Wednesday, April 30, 2014

The Soul of Music

There is a trigger in music that touches a soul. 
I do not understand it but I know it is there. 
I believed in it, first.  I believed in it when he told me of it, even though I had not experienced it.  It was one of the things I dreamed of sharing with him.  I could see it in my mind, how it would be.  Dressed in our finest jeans, washed and pressed of course, out of his red car we would climb, pause at the bottom of the steps to the Opera House and look up at the way before us.  I would take a deep and shaky breath, holding back, my feet suddenly unwilling to move forward.  He would look back for me, questioning why I was not shoulder to shoulder beside him, and see the hesitation on my face.  He would smile, in reassurance, that sunshine of his reaching all the way to his eyes, illuminating his face, as he reached for my hand, covering mine with his, squeezing gently to make me glance at him and see that there was nothing to fear.  He'd done this many times before.  I would smile back and we'd take that first step of ascension together.
And then what he had said would be confirmed in me.
The music would touch that deepest part of me, so that no matter that I did not know the words or the melody or the story.  The music would wind its way into my being, weaving its way into the essence of who I am, bringing to me such feeling as I had never known before and I would find myself overcome with emotion, responding in tears at the incredible beauty that I did not know could exist, awakening to some passion I had never known before, at once both joyous to have found it and saddened in the knowing that it must surely end, as all things do sooner or later.
How I wanted that dream to be true!
But it was not to be, life had other twists for my heart.
And I thought I might never know this about music.

Then I heard this song.
I know a bit of Spanish, but not enough to grasp the words immediately, except for "si" and "no", those were clear enough.  But that mattered not.  I watched the video, that is so, but it was not in the seeing that I understood.  Without knowing the language, without knowing the words, without knowing the meaning, just by listening to the music of the voices, I understood.
And I cried.
For the beauty, for the anguish, for the pain, for the loss, for the fleetingness of love, for the moving away from the dream that once held a heart, for the sheer devastation pouring forth.....
.....and all of that I heard in the music.
Not in person, and not with him, yet nevertheless I had experienced how music could touch my soul, with such a profound power that it left me raw and ragged and begging for a mercy that would not come, breathless in its consummation of all of me, leaving me weak and helpless, shattered and sobbing. 
So perhaps that was how it was meant to be, his part merely to be the warning of me about it, when it happened, and not my strong tower standing beside me as it raped me of my emotions and laid me bare for all the world to see. 
I was alone when it happened. 
Perhaps fitting. 
There are two times in life when we are truly and honestly alone, the moment we are born, and the moment we die.
This moment seemed like the third.  I was born and I died in the exact same moment. 

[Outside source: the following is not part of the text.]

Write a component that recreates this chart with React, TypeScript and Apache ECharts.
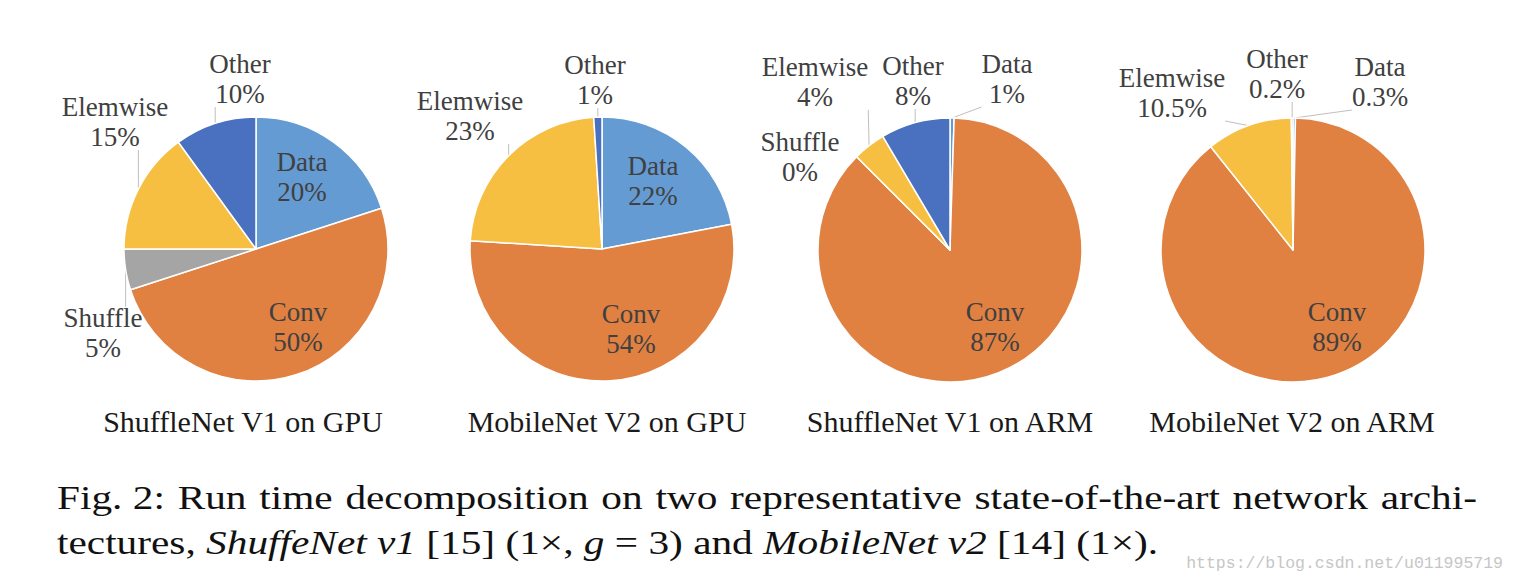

I sat at the computer for several moments after the song ended just staring at the screen, having neither the ability nor the will to speak or move.  (I was breathing only because that was involuntary)
I was unaware of the passage of time and that hardly mattered anyway.  Except for the conscious thought that I knew what had just happened and I wanted to somehow commemorate and preserve it, the rest of awareness had no meaning to me. 
Finally I remember taking a very deep breath, the kind that emminates from deep within, and cleanses you all the way through, as you exhale.  I remember three awarenesses:
1.  How incredibly beautiful that was.
2.  How I had neither the words nor the mind to write of it and do it justice, but knowing one day I would try.
3. How sad I was to know I would never share having had this experience with he who taught me of it, told me what to look for, urged me to find it.  How sorrowful I was to have lost that right to do that, regardless of fault or blame or reason of how. I wanted to run to him and tell him all about it.  And I knew I never would.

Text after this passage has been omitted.